Ordinary Shares carry voting rights. Shareholders have some privileges to get voting rights at the general meeting. They can appoint or remove the directors and auditors of the company. Each of the shareholders has rights to gain profits that earned by the company as well as to take the dividend.

Ordinary Shareholders have rights to receive dividends if the company makes profits. The dividend paid by the company is not fixed. Usually, when a company is just getting started, they do not pay the dividend and the entire money earned will be reinvested into the business for further development. Sometimes, the dividend will be paid to the shareholders only after all the payment of the liabilities had been paid. They are referred to as “residual owners”. They received what is left after all other claims on the company’s income and asset that have been settled. However, equity shareholders have no rights to get arrears dividend for previous years.

In the event of winding up of the company, the company must pay costs, wages, statutory contributions and taxes first followed by its creditors. Any capital that remains after paying the creditors will then allocated to the shareholders. Ordinary shareholders receive their share of capital after the preference shareholders are paid.

When it comes to redemption, ordinary shares cannot be redeemed by the company.  Ordinary shares are also cannot be converting into preference shares.

Preference Shares

Preference shares represent an ownership stake in a company, and sometimes it called preferred stock. Preference shares can have both equity and debt characteristics, which favoured by investors who have different priorities and interests to safeguards. Preference Shares have a priority claim over the company’s assets and earnings. The shares are more senior than common stock but more junior relative to bonds in terms of claim on assets.

Preference shareholders do not have voting rights on preference shares. However, they have rights to vote on the matters that directly affect their rights like a resolution of winding up of the company, or in the case of reduction of capital. Besides, shareholders of preference shares may have statutory powers to claim if the dividend remains unpaid for not more than 12 months from the due date of the profit or lesser.

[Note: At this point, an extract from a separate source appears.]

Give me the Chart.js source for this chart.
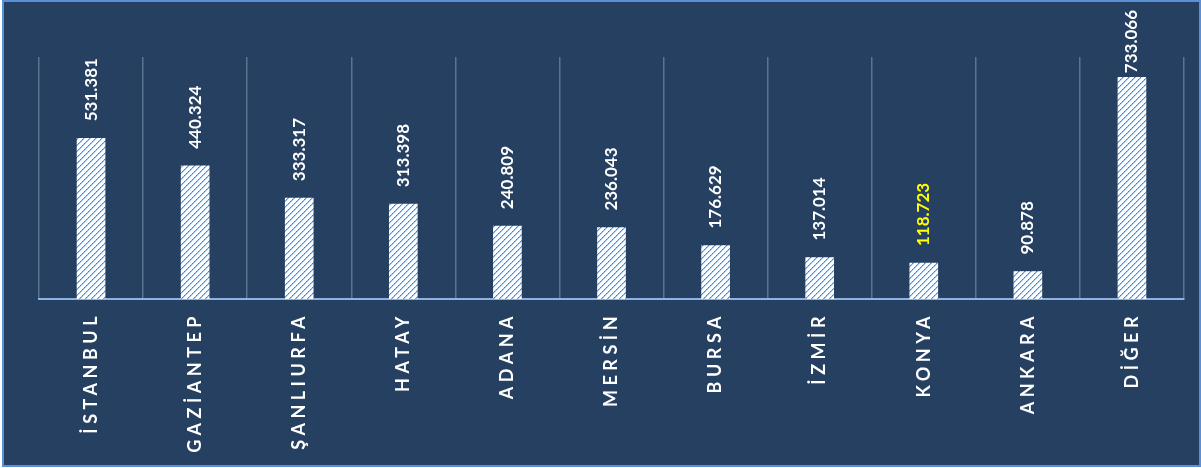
<!DOCTYPE html>
<html>
<head>
<meta charset="utf-8">
<script src="https://cdn.jsdelivr.net/npm/chart.js@4"></script>
<style>
  html, body { margin: 0; padding: 0; background: #fff; }
  #box {
    position: absolute; left: 2px; top: 0px;
    width: 1195px; height: 463px;
    border: 2px solid #5b8fd6;
    background: #264061;
  }
  canvas { display: block; }
</style>
</head>
<body>
<div id="box"><canvas id="chart" width="1195" height="463"></canvas></div>
<script>
const cities = ['İSTANBUL', 'GAZİANTEP', 'ŞANLIURFA', 'HATAY', 'ADANA', 'MERSİN', 'BURSA', 'İZMİR', 'KONYA', 'ANKARA', 'DİĞER'];
const counts = [531381, 440324, 333317, 313398, 240809, 236043, 176629, 137014, 118723, 90878, 733066];
const highlight = 'KONYA';

function fmt(n) {
    return String(n).replace(/\B(?=(\d{3})+(?!\d))/g, '.');
}

// white bar with blue "/" stripes
function makePattern(ctx) {
    const c = document.createElement('canvas');
    c.width = 6; c.height = 6;
    const p = c.getContext('2d');
    p.fillStyle = '#ffffff';
    p.fillRect(0, 0, 6, 6);
    for (let i = 0; i < 6; i++) {
        p.fillStyle = i % 2 ? '#6f9fe8' : '#3f7fe0';
        p.fillRect(i, 5 - i, 1, 1);
        p.fillStyle = '#a9c8f2';
        p.fillRect((i + 1) % 6, 5 - i, 1, 1);
    }
    return ctx.createPattern(c, 'repeat');
}

const spacing = {
    id: 'spacing',
    beforeDraw(chart) { chart.ctx.letterSpacing = '4.5px'; },
    beforeDatasetsDraw(chart) { chart.ctx.letterSpacing = '0px'; }
};

const valueLabels = {
    id: 'valueLabels',
    afterDatasetsDraw(chart) {
        const ctx = chart.ctx;
        chart.getDatasetMeta(0).data.forEach((bar, i) => {
            const text = fmt(counts[i]);
            ctx.save();
            ctx.font = 'bold 17px Lato';
            const w = ctx.measureText(text).width;
            // keep the label inside the frame, as the original does for the tallest bar
            const start = Math.max(bar.y - 17, 8 + w);
            ctx.translate(bar.x, start);
            ctx.rotate(-Math.PI / 2);
            ctx.textAlign = 'left';
            ctx.textBaseline = 'middle';
            ctx.fillStyle = cities[i] === highlight ? '#ffff00' : '#ffffff';
            ctx.fillText(text, 0, 0);
            ctx.restore();
        });
    }
};

const el = document.getElementById('chart');
const ctx = el.getContext('2d');

new Chart(el, {
    type: 'bar',
    data: {
        labels: cities,
        datasets: [{
            data: counts,
            backgroundColor: makePattern(ctx),
            borderWidth: 0,
            barThickness: 28
        }]
    },
    options: {
        responsive: false,
        animation: false,
        layout: { padding: { left: 35, right: 15, top: 55, bottom: 0 } },
        plugins: { legend: { display: false }, tooltip: { enabled: false } },
        scales: {
            x: {
                grid: { color: '#5d7190', lineWidth: 1.5, drawTicks: false, offset: true },
                border: { color: '#8db3e2', width: 2 },
                ticks: {
                    color: '#ffffff',
                    font: { family: 'Lato', size: 18, weight: 'bold' },
                    minRotation: 90, maxRotation: 90,
                    autoSkip: false,
                    padding: 13
                },
                afterFit(scale) { scale.height = 166; }
            },
            y: {
                display: false,
                min: 0,
                max: 800000
            }
        }
    },
    plugins: [spacing, valueLabels]
});
</script>
</body>
</html>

Preference Shareholders enjoy priority first in the payment of profits and dividend. It promises the shareholders with a fixed dividend, both when the business is operating, and also in the event of a company entering into liquidation in the future. However, they are not paid first since the company needs to pay off the liabilities. But, they get paid off before the ordinary stockholders. While for the arrears of dividend, the shareholders will get arrears of dividend along with the present year’s dividend if it does not pay in the last previous year.

In the event of winding up of a company, preference shareholders are entitled to receive payment of capital after the claims of the company’s creditors have been paid, at the time of liquidation. In short, preference shareholders have preferential claims over dividend and repayment of capital as compared to equity shareholders.

Sometimes, some of the companies may issue redeemable preference shares on the condition that the company will repay the amount of share capital to the holders of this category of stocks after the fixed period or even earlier at the discretion of the company. The redemption must come from available profits of the company which would otherwise have been available for distribution of dividends or it must from the proceeds of a new issue of shares that made for redemption.

There is also a share called convertible preference shares. Convertible preference shares are preference shares which are issued with the right or option to convert to ordinary shares in the future, often at a pre-determined time frame and rate.

Basis Comparison

Ordinary Shares

Preference Shares 

Meaning Represent ownership of shareholders in the company Carry preferential rights on the payment of dividend and repayment of capital
Voting Rights Have voting rights No voting rights.


In exceptional circumstance, they have

Payment Dividend  Paid or may not be paid Receive dividend In a fixed rate
Arrears Dividend  Not Entitled Entitled
Repayment Of Capital Upon Winding Up Repaid at the end Repaid before equity shares
Redemption Not Entitled Entitled
Convertibility Non-Convertible Can be converted into ordinary shares


Investors must understand the difference between ordinary shares and preference share. Investors should consider preferred stocks when they want a steady stream of income. The preferred stocks dividends pay a higher income stream than bonds. Although lower, the income is more stable than stock dividends. Therefore, investors should consider themselves which types of stock are suitable for them.

3 thoughts

  1. Dear Ms Stella,

    i wonder how the company convert the preference shares into ordinary shares?

    thank you in advance for answering my question.

  2. Cygnus has a dividend cover ratio of 4.0 times and expects zero growth in dividends. The company has one million $1 ordinary shares in issue and the market capitalisation (value) of the company is $50 million. After-tax profits for next year are expected to be $20 million. What is the cost of equity capital?

  3. Can I ask if my company only have 3 shareholders and each hold a share of (33%, 33% and 34%), can I pass special resolution following two third majority rules?